● **Material provided**:
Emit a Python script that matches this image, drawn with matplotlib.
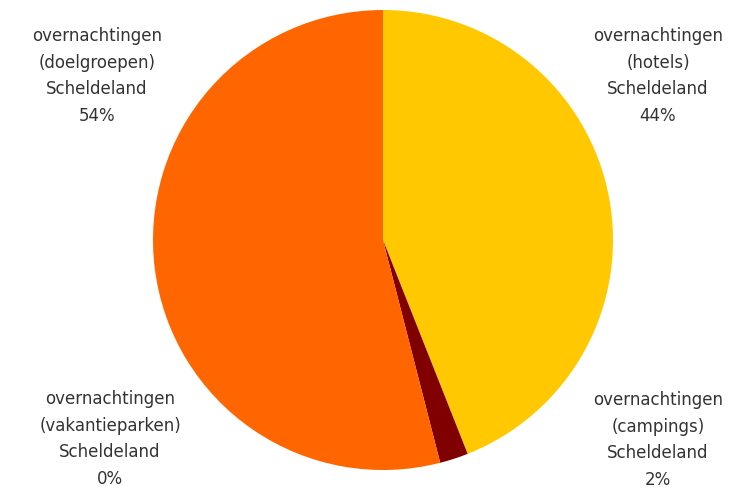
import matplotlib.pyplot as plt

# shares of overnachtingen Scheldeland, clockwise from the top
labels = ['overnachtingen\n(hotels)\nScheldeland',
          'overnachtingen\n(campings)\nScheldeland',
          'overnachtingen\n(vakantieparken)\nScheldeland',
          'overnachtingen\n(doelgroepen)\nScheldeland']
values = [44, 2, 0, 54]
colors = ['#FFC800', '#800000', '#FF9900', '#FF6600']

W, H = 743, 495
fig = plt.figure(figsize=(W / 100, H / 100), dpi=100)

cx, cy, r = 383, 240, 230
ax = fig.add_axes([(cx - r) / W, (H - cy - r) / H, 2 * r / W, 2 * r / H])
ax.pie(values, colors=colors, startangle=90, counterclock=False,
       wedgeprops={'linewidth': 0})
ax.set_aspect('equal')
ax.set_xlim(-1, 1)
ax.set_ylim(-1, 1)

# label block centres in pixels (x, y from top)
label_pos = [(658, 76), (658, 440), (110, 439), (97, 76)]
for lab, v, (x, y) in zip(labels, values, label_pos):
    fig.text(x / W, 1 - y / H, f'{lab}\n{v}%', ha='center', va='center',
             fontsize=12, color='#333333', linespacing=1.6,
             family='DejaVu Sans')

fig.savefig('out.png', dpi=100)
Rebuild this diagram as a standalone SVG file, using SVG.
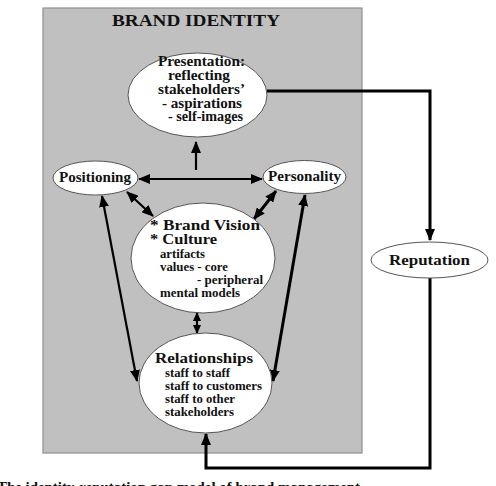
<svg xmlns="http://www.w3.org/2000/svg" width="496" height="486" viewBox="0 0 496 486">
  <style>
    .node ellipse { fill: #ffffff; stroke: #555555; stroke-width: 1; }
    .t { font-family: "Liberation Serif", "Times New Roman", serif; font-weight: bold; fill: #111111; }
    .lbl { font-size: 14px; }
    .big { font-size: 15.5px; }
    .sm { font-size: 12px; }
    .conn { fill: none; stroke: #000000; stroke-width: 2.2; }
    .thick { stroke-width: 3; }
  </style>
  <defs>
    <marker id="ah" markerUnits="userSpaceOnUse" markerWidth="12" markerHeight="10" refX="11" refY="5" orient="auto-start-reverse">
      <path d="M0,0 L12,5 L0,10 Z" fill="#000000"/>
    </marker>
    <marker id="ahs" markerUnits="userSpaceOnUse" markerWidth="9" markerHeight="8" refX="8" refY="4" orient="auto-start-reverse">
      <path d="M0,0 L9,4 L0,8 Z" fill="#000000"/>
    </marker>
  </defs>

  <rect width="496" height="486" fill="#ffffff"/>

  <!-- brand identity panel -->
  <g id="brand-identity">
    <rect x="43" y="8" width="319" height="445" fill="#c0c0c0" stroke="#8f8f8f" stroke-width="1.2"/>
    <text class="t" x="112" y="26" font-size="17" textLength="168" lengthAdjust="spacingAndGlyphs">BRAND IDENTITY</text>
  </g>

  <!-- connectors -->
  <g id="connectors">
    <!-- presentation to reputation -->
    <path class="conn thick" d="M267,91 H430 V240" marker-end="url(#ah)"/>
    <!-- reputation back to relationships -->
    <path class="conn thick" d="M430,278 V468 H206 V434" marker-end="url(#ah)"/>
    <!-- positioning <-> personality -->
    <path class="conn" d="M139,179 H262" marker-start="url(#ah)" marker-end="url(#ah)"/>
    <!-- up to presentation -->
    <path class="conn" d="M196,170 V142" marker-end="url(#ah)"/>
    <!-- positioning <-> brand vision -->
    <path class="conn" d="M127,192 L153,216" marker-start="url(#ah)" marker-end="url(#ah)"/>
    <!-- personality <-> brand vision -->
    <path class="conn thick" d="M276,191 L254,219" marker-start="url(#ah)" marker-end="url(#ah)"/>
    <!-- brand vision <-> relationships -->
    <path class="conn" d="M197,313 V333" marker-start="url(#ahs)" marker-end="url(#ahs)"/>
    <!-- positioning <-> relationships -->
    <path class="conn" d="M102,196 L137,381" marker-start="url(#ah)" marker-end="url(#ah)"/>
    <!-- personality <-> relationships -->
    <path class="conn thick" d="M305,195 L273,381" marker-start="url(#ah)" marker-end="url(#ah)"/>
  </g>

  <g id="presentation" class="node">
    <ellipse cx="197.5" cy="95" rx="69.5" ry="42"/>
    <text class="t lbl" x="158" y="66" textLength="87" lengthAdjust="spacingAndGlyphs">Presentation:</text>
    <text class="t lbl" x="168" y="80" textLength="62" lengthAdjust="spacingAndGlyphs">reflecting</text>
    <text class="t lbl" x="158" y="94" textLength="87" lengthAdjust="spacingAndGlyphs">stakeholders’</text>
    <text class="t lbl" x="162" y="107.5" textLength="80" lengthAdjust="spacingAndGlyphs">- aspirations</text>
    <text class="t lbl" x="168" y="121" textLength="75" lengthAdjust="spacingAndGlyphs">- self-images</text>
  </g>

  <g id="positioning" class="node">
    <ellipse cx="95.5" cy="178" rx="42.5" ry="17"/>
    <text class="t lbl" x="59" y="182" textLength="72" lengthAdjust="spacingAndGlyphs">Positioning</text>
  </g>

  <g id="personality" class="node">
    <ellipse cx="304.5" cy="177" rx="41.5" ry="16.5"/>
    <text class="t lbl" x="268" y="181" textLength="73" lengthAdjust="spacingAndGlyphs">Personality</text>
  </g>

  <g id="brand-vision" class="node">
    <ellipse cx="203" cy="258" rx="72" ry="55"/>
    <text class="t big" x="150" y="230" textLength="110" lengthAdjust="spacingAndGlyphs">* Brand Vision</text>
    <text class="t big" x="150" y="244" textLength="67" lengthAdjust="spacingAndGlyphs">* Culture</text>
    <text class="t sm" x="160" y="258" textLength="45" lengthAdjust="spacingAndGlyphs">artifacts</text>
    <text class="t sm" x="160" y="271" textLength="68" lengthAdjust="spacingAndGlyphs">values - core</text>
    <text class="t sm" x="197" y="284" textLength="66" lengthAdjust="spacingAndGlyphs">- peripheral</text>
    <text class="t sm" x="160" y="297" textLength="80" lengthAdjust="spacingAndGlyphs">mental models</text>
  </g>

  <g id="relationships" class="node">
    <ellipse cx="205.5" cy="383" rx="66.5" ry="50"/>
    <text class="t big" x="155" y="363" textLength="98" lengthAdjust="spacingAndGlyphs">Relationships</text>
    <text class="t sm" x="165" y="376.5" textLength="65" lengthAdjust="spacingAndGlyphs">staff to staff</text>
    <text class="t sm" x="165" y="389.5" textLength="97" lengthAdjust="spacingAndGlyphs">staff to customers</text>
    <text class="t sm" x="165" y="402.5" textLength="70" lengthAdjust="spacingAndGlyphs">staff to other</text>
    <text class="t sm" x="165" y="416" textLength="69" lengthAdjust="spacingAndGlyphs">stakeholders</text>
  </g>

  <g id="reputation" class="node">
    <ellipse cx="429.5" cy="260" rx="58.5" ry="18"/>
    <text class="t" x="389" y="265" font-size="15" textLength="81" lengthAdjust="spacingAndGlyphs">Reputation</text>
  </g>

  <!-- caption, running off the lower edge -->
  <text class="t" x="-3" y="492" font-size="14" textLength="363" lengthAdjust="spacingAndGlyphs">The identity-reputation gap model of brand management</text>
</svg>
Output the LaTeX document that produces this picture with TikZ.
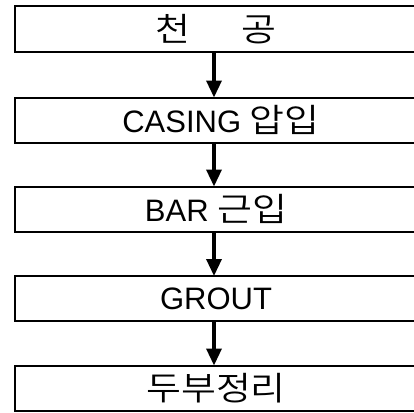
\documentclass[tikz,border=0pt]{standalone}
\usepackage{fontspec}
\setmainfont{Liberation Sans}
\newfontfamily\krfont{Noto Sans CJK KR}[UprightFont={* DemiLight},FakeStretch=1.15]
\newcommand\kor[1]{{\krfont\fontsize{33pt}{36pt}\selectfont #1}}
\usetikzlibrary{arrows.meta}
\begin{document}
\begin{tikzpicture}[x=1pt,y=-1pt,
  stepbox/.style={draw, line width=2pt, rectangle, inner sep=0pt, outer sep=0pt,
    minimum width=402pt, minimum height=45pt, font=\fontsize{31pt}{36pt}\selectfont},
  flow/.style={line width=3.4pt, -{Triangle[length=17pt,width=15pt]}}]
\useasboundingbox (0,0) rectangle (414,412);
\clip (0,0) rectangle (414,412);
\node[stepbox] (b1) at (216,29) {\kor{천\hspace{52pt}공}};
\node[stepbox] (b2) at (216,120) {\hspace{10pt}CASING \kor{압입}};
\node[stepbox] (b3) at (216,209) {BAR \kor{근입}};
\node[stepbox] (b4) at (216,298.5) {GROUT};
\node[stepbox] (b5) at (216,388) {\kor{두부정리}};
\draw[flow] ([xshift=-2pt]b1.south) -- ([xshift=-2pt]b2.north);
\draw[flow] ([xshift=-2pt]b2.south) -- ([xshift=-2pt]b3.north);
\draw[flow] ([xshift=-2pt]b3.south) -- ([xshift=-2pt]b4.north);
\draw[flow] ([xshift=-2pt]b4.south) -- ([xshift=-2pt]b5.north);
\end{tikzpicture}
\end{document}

● **Short task**:
Repeat exactly the lines from the start of the entries down to the line with "import matplotlib.pyplot as plt", keeping both ends but none of the pictures.

● **Answer to the problem**:
Emit a Python script that matches this image, drawn with matplotlib.
import matplotlib.pyplot as plt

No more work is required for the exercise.